Em troca do desconto na universidade, os policiais de São Mateus, Itaquera e Guaianazes – e os outros 60 alunos carentes da região, que também conseguiram o benefício –, assumiram com o Conseg o compromisso de prestar serviços comunitários. Alguns distribuem, todos os domingos, roupas e refeições a moradores de rua e outros vão às escolas para incentivar o hábito da leitura entre os alunos e conseguir material didático para a criação de bibliotecas.

Por meio desse incentivo aos policiais, o Conseg espera reduzir o índice de criminalidade nesse bairro da zona leste, que tem 381 mil habitantes, 45,5 quilômetros quadrados de área, 22 favelas e apenas 300 policiais militares. Com salários que tornam inviável o pagamento de um curso superior, os policiais civis e militares e guardas civis metropolitanos estão tendo, agora, a possibilidade de fazer a faculdade sem problemas no orçamento.

Febem

Além dos policiais, a universidade também firmou um convênio com o Sindicato dos Funcionários da Febem e, hoje, 110 monitores cursam as faculdades de Pedagogia e Psicologia. “O ideal seria que outras universidades abrissem suas portas para a comunidade e promovessem esse trabalho de inclusão social”, diz o presidente do Conseg.

Outras instituições de ensino já estão participando desse tipo de parceria. Por meio de um convênio com a Central Única dos Trabalhadores (CUT), o Sindicato dos Investigadores, neste ano, conseguiu cerca de 300 vagas para os policiais civis, com descontos que variam entre 30% e 40%, nas unidades da Unip, Uninove e Uniban.

Alunos e segurança

A professora de introdução ao estudo do Direito Alice Rocha Velloso não tem dúvidas: na sala 305 da Unicapital, 90% dos 59 alunos são policiais. Por causa dessa concentração de soldados e investigadores no prédio, os colegas dos calouros dizem que a universidade se tornou um dos locais mais seguros da cidade.

Para Ricardo da Silva Lourenço, 27 anos, há seis na PM, estar na sala 305 é fruto de muito esforço. Ele já havia percorrido outras três faculdades para fazer o vestibular. “Mas nem me inscrevi porque, mesmo que passasse, não teria condições de continuar os estudos”, conta. Casado, pai de um garoto, o soldado tem um salário bruto de R$ 1,2 mil: “Como poderia pagar R$ 700 de mensalidade?”

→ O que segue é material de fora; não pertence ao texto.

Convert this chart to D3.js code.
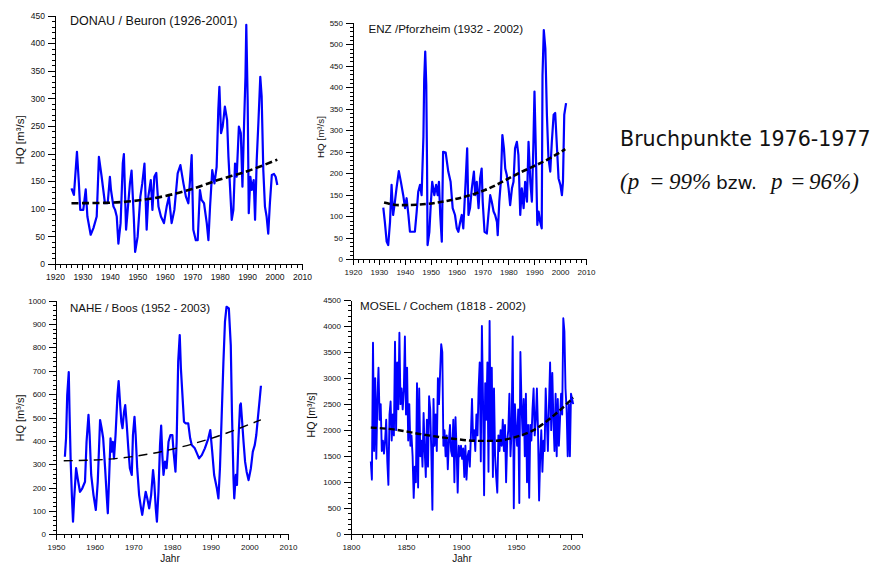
<!DOCTYPE html>
<html><head><meta charset="utf-8">
<script src="https://cdn.jsdelivr.net/npm/d3@7"></script>
<style>
html,body{margin:0;padding:0;background:#fff;}
svg{display:block;}
.ax text{font-family:"Liberation Sans",Arial,sans-serif;fill:#111;}
.ax path,.ax line{stroke:#000;stroke-width:1;shape-rendering:crispEdges;}
</style></head>
<body>
<svg id="c" width="877" height="565"></svg>
<script>
// ---------------- DATA ----------------
const donauYears = [1926.0,1926.9,1928.0,1928.7,1929.2,1930.3,1931.2,1931.8,1933.0,1934.0,1935.2,1936.0,1937.0,1937.6,1938.2,1939.2,1940.0,1940.4,1941.3,1941.9,1942.5,1943.1,1943.9,1944.7,1945.1,1945.9,1946.5,1947.3,1947.9,1948.7,1949.2,1950.1,1951.1,1951.8,1952.6,1953.4,1954.0,1954.9,1955.5,1956.2,1956.9,1957.7,1958.6,1959.7,1960.7,1961.5,1962.5,1963.5,1964.7,1965.7,1966.8,1967.7,1968.6,1969.2,1969.8,1970.4,1971.3,1972.0,1972.8,1973.4,1974.3,1975.3,1975.9,1976.5,1977.3,1978.1,1978.9,1979.5,1979.9,1980.5,1981.1,1981.9,1982.7,1983.2,1984.4,1985.0,1985.6,1986.2,1987.0,1987.7,1988.3,1988.9,1989.4,1989.7,1990.2,1990.6,1991.2,1991.7,1992.4,1992.9,1993.5,1994.1,1994.8,1995.3,1995.9,1996.5,1997.1,1997.7,1998.3,1999.0,1999.8,2000.4,2001.0];
const donauHQ = [137,125,203,146,98,98,135,86,53,65,86,194,158,134,110,110,158,134,104,98,86,37,74,182,199,62,98,146,169,86,22,49,122,146,182,62,122,152,98,158,165,104,86,74,104,122,74,98,164,179,146,122,110,152,197,62,43,43,134,116,110,74,43,104,170,146,176,279,321,237,249,285,261,194,80,98,182,158,249,237,140,255,339,433,297,92,158,134,152,80,188,255,339,303,170,104,86,55,110,161,163,158,143];
const donauTrendYears = [1926,1940,1950,1960,1970,1980,1990,2001];
const donauTrendHQ = [110,111,115,123,136,153,168,189];

const enzYears = [1931.7,1932.3,1933.0,1933.6,1934.3,1934.9,1935.5,1936.2,1936.8,1937.7,1938.5,1939.4,1940.1,1940.7,1941.4,1942.0,1943.3,1943.9,1944.6,1945.2,1945.9,1946.5,1947.2,1947.5,1947.9,1948.3,1948.6,1948.8,1949.5,1950.1,1950.6,1951.4,1952.1,1952.7,1953.2,1953.7,1954.3,1954.8,1955.8,1956.8,1957.7,1958.5,1959.4,1960.1,1960.7,1961.4,1962.0,1962.6,1963.5,1964.1,1964.6,1965.2,1965.9,1966.7,1967.2,1967.8,1968.5,1969.1,1969.7,1970.1,1970.8,1971.7,1972.3,1973.0,1973.6,1974.3,1974.9,1975.6,1975.9,1976.5,1977.1,1977.7,1978.3,1978.8,1979.4,1980.1,1980.7,1981.4,1982.0,1982.6,1983.3,1983.9,1984.6,1985.2,1985.9,1986.5,1987.2,1987.8,1988.5,1989.1,1989.7,1990.1,1990.6,1991.2,1991.7,1992.3,1992.9,1993.2,1993.7,1994.3,1994.9,1995.5,1996.2,1996.8,1997.5,1998.1,1998.8,1999.4,2000.1,2000.7,2001.1,2001.6,2002.3];
const enzHQ = [120,87,41,33,87,173,103,134,165,205,180,149,119,142,103,64,64,64,111,157,173,149,285,417,483,405,219,33,64,134,180,149,173,149,180,103,41,250,248,204,180,119,103,72,64,87,103,72,180,258,103,119,165,204,149,180,119,188,211,134,64,60,103,149,134,111,103,87,56,134,180,289,258,211,196,165,126,165,180,258,273,242,103,165,119,180,134,273,180,134,273,390,258,80,111,87,72,428,533,490,336,235,204,273,336,340,258,188,173,149,180,336,363];
const enzTrendYears = [1932,1938,1945,1958,1971,1984,1997,2002];
const enzTrendHQ = [132,126,127,138,161,200,238,256];

const naheYears = [1952.3,1952.6,1952.9,1953.3,1953.5,1953.8,1954.1,1954.4,1954.7,1955.2,1955.6,1956.2,1956.8,1957.5,1957.9,1958.4,1958.7,1959.1,1959.7,1960.3,1960.8,1961.4,1961.8,1962.2,1962.7,1963.1,1963.4,1963.7,1964.1,1964.4,1964.7,1965.0,1965.4,1965.9,1966.2,1966.6,1966.9,1967.2,1967.6,1967.9,1968.3,1968.7,1969.1,1969.6,1969.9,1970.3,1970.6,1971.0,1971.5,1972.0,1972.3,1972.8,1973.2,1973.6,1974.1,1974.6,1975.1,1975.4,1975.8,1976.1,1976.5,1976.9,1977.2,1977.5,1977.8,1978.2,1978.6,1979.1,1979.6,1980.1,1980.4,1980.9,1981.2,1981.6,1982.0,1982.3,1982.7,1983.1,1983.5,1984.2,1984.7,1985.1,1985.9,1987.0,1987.7,1988.5,1989.4,1989.9,1990.4,1990.9,1991.6,1992.0,1992.4,1992.8,1993.3,1993.7,1994.1,1994.7,1995.2,1995.5,1995.9,1996.1,1996.5,1996.8,1997.2,1997.6,1997.8,1998.2,1998.5,1998.9,1999.3,1999.8,2000.4,2000.9,2001.4,2001.8,2002.2,2002.7,2003.0];
const naheHQ = [332,411,596,694,525,311,168,54,154,283,240,182,197,225,396,511,425,254,168,104,225,489,454,411,283,168,90,225,411,354,396,325,425,596,656,553,482,454,525,553,468,368,283,254,425,503,425,283,168,111,83,140,182,154,111,168,275,225,111,54,182,382,465,339,254,311,283,396,425,425,354,268,396,739,853,711,596,482,475,475,411,382,368,325,339,368,411,446,354,254,197,154,283,482,739,910,974,967,810,525,240,154,254,211,411,553,560,468,396,311,268,232,283,354,382,425,496,582,636];
const naheTrendYears = [1952,1960,1970,1980,1990,2003];
const naheTrendHQ = [315,318,333,364,410,490];

const moselStartYear = 1818;
const moselHQ = [1400,1050,3680,1600,3000,1450,2600,3200,2200,2500,1600,1800,1550,1800,2200,1400,950,2300,2550,1800,
  2300,1900,3700,2000,3300,2400,3870,2500,2800,2400,2750,3800,2300,3200,1800,2500,1700,1900,1500,700,
  1300,1000,2900,900,2800,1500,1800,1300,2330,1600,1100,2200,1300,2650,2400,1600,470,2600,1700,2300,
  1600,3000,2500,3100,3650,3500,1700,2000,1500,1900,1250,1800,2100,1600,1500,2200,1000,2250,1600,800,
  1700,1500,1700,1450,1650,1100,1700,1050,1500,1600,1300,1900,2600,1800,2000,1600,2300,1900,2800,3300,
  1400,4000,2600,750,2900,2200,3300,1200,4100,1800,3200,1100,2800,1500,1100,800,1900,1600,2000,1700,
  2200,1600,2100,1000,1800,2000,2700,1500,2000,3800,500,2500,2000,1700,2400,600,3500,2500,1900,2600,
  1500,2700,1000,2100,700,2100,1800,2400,2800,1900,2200,2800,2000,650,1500,2000,1200,1800,1600,2800,
  2200,1600,2500,3300,2000,3100,2200,1600,2700,1500,2600,1700,2200,2700,2300,4150,3900,2800,2400,1500,
  2500,1500,2700,2600,2500];
const moselTrendYears = [1818,1840,1863,1893,1915,1930,1950,1966,1981,1990,2002];
const moselTrendHQ = [2050,2010,1925,1835,1795,1795,1870,2000,2225,2385,2625];

const donauXTicks = [1920,1930,1940,1950,1960,1970,1980,1990,2000,2010];
const donauYTicks = [0,50,100,150,200,250,300,350,400,450];
const enzXTicks = [1920,1930,1940,1950,1960,1970,1980,1990,2000,2010];
const enzYTicks = [0,50,100,150,200,250,300,350,400,450,500,550];
const naheXTicks = [1950,1960,1970,1980,1990,2000,2010];
const naheYTicks = [0,100,200,300,400,500,600,700,800,900,1000];
const moselXTicks = [1800,1850,1900,1950,2000];
const moselYTicks = [0,500,1000,1500,2000,2500,3000,3500,4000,4500];
const donauXDomain = [1920,2010], enzXDomain = [1920,2010], naheXDomain = [1950,2010], moselXDomain = [1800,2010];

const titles = ["DONAU / Beuron (1926-2001)","ENZ /Pforzheim (1932 - 2002)","NAHE / Boos (1952 - 2003)","MOSEL / Cochem (1818 - 2002)"];
const yLabel = "HQ [m³/s]";
const xLabel = "Jahr";
const noteLine1 = "Bruchpunkte 1976-1977";

// ---------------- LAYOUT ----------------
const moselYears = d3.range(moselStartYear, moselStartYear + moselHQ.length);
const panels = [
  {title:titles[0], years:donauYears, values:donauHQ, tY:donauTrendYears, tV:donauTrendHQ, xd:donauXDomain,
   xT:donauXTicks, yT:donauYTicks, xMin:2, yMin:10, xr:[55,302], yr:[264,15.5],
   titleX:70, titleY:25, titleSize:12.5, ylX:20, ylY:140, ylSize:11.5, tick:8.5,
   lw:2.2, dash:"7,3.5", tw:2.6, xLab:false},
  {title:titles[1], years:enzYears, values:enzHQ, tY:enzTrendYears, tV:enzTrendHQ, xd:enzXDomain,
   xT:enzXTicks, yT:enzYTicks, xMin:2, yMin:10, xr:[353,586], yr:[259.3,22.7],
   titleX:368.5, titleY:33, titleSize:11.6, ylX:321, ylY:137, ylSize:9.8, tick:8,
   lw:2.2, dash:"6,3", tw:2.6, xLab:false},
  {title:titles[2], years:naheYears, values:naheHQ, tY:naheTrendYears, tV:naheTrendHQ, xd:naheXDomain,
   xT:naheXTicks, yT:naheYTicks, xMin:2, yMin:20, xr:[56,288], yr:[534.3,300.7],
   titleX:70, titleY:312, titleSize:11.5, ylX:20, ylY:418, ylSize:11, tick:8,
   lw:2.2, dash:"9,6", tw:1.4, xLab:true, xLabX:170},
  {title:titles[3], years:moselYears, values:moselHQ, tY:moselTrendYears, tV:moselTrendHQ, xd:moselXDomain,
   xT:moselXTicks, yT:moselYTicks, xMin:10, yMin:100, xr:[351,582], yr:[534.3,300],
   titleX:360, titleY:310, titleSize:11.6, ylX:311, ylY:415, ylSize:10.5, tick:8,
   lw:1.9, dash:"6,3", tw:2.4, xLab:true, xLabX:462}
];

const svg = d3.select("#c");
svg.append("rect").attr("width",877).attr("height",565).attr("fill","#fff");

panels.forEach(p => {
  const xd = p.xd;
  const yd = [p.yT[0], p.yT[p.yT.length-1]];
  const x = d3.scaleLinear().domain(xd).range(p.xr);
  const y = d3.scaleLinear().domain(yd).range(p.yr);
  const g = svg.append("g");

  // minor ticks
  g.append("g").attr("class","ax").attr("transform",`translate(0,${p.yr[0]})`)
    .call(d3.axisBottom(x).tickValues(d3.range(xd[0], xd[1]+1e-6, p.xMin)).tickSize(3.5).tickSizeOuter(0).tickFormat(""));
  g.append("g").attr("class","ax").attr("transform",`translate(${p.xr[0]},0)`)
    .call(d3.axisLeft(y).tickValues(d3.range(yd[0], yd[1]+1e-6, p.yMin)).tickSize(3.5).tickSizeOuter(0).tickFormat(""));
  // major ticks
  const xa = g.append("g").attr("class","ax").attr("transform",`translate(0,${p.yr[0]})`)
    .call(d3.axisBottom(x).tickValues(p.xT).tickSize(6).tickSizeOuter(0).tickPadding(4).tickFormat(d3.format("d")));
  xa.selectAll("text").style("font-size",p.tick+"px");
  const ya = g.append("g").attr("class","ax").attr("transform",`translate(${p.xr[0]},0)`)
    .call(d3.axisLeft(y).tickValues(p.yT).tickSize(7).tickSizeOuter(0).tickPadding(3).tickFormat(d3.format("d")));
  ya.selectAll("text").style("font-size",p.tick+"px");

  // data line
  const line = d3.line().x((d,i)=>x(p.years[i])).y(d=>y(d));
  g.append("path").datum(p.values).attr("d",line)
    .attr("fill","none").attr("stroke","#0000ff").attr("stroke-width",p.lw).attr("stroke-linejoin","round");

  // trend
  const tl = d3.line().x((d,i)=>x(p.tY[i])).y(d=>y(d)).curve(d3.curveMonotoneX);
  g.append("path").datum(p.tV).attr("d",tl)
    .attr("fill","none").attr("stroke","#000").attr("stroke-width",p.tw).attr("stroke-dasharray",p.dash);

  // title
  g.append("text").attr("x",p.titleX).attr("y",p.titleY).text(p.title)
    .style("font-family","'Liberation Sans',Arial,sans-serif").style("font-size",p.titleSize+"px").attr("fill","#111");
  // y label
  g.append("text").attr("transform",`translate(${p.ylX},${p.ylY}) rotate(-90)`).attr("text-anchor","middle")
    .attr("dy","0.35em").text(yLabel)
    .style("font-family","'Liberation Sans',Arial,sans-serif").style("font-size",p.ylSize+"px").attr("fill","#111");
  if (p.xLab) {
    g.append("text").attr("x",p.xLabX).attr("y",562).attr("text-anchor","middle").text(xLabel)
      .style("font-family","'Liberation Sans',Arial,sans-serif").style("font-size","10px").attr("fill","#111");
  }
});

// right annotation
const ann = svg.append("g").style("font-family","'DejaVu Sans',sans-serif").attr("fill","#111");
ann.append("text").attr("x",620).attr("y",146).style("font-size","20.6px").text(noteLine1);
const t2 = ann.append("text").attr("y",189);
const it = (s,xx) => t2.append("tspan").attr("x",xx).style("font-family","'Liberation Serif','Times New Roman',serif").style("font-style","italic").style("font-size","23px").text(s);
const rm = (s,xx) => t2.append("tspan").attr("x",xx).style("font-size","18.5px").text(s);
it("(p",620); it("=",649); it("99%",669);
rm("bzw.",716);
it("p",771); it("=",790); it("96%)",809);
</script>
</body></html>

Ricardo e a colega – do 19º Batalhão e de turma – Jucinete da Silva Couto, 27 anos, há oito vestindo a farda da PM, querem se formar em Direito e continuar na corporação: “É que, com o diploma e 15 anos de serviço, podemos fazer o concurso para oficial.”

Promotora

Mas a policial Leonor Lopes Rosa, também de 27 anos, tem outros planos: “Quero ser promotora. Sou uma pessoa indignada com as injustiças e gosto muito da área penal.” Leonor já trabalhou na Zona Leste, foi transferida para a Sul e, mesmo assim, continua indo do Jabaquara a Mooca para assistir às aulas.

Saio às 17h00 do quartel, pego metrô e ônibus para chegar aqui às 19h00”, conta. Mas o longo caminho tem alguma vantagem: é no tempo dentro dos trens que ela aproveita para colocar o estudo em dia: “Sempre quis me formar, mas tenho uma filha para cuidar e a faculdade é muito cara. Agora, estou adorando e aproveitando a oportunidade.” Se não conseguir entrar para o Ministério Público, ela trabalhará como advogada. “Mas só vou atender meus colegas de farda.”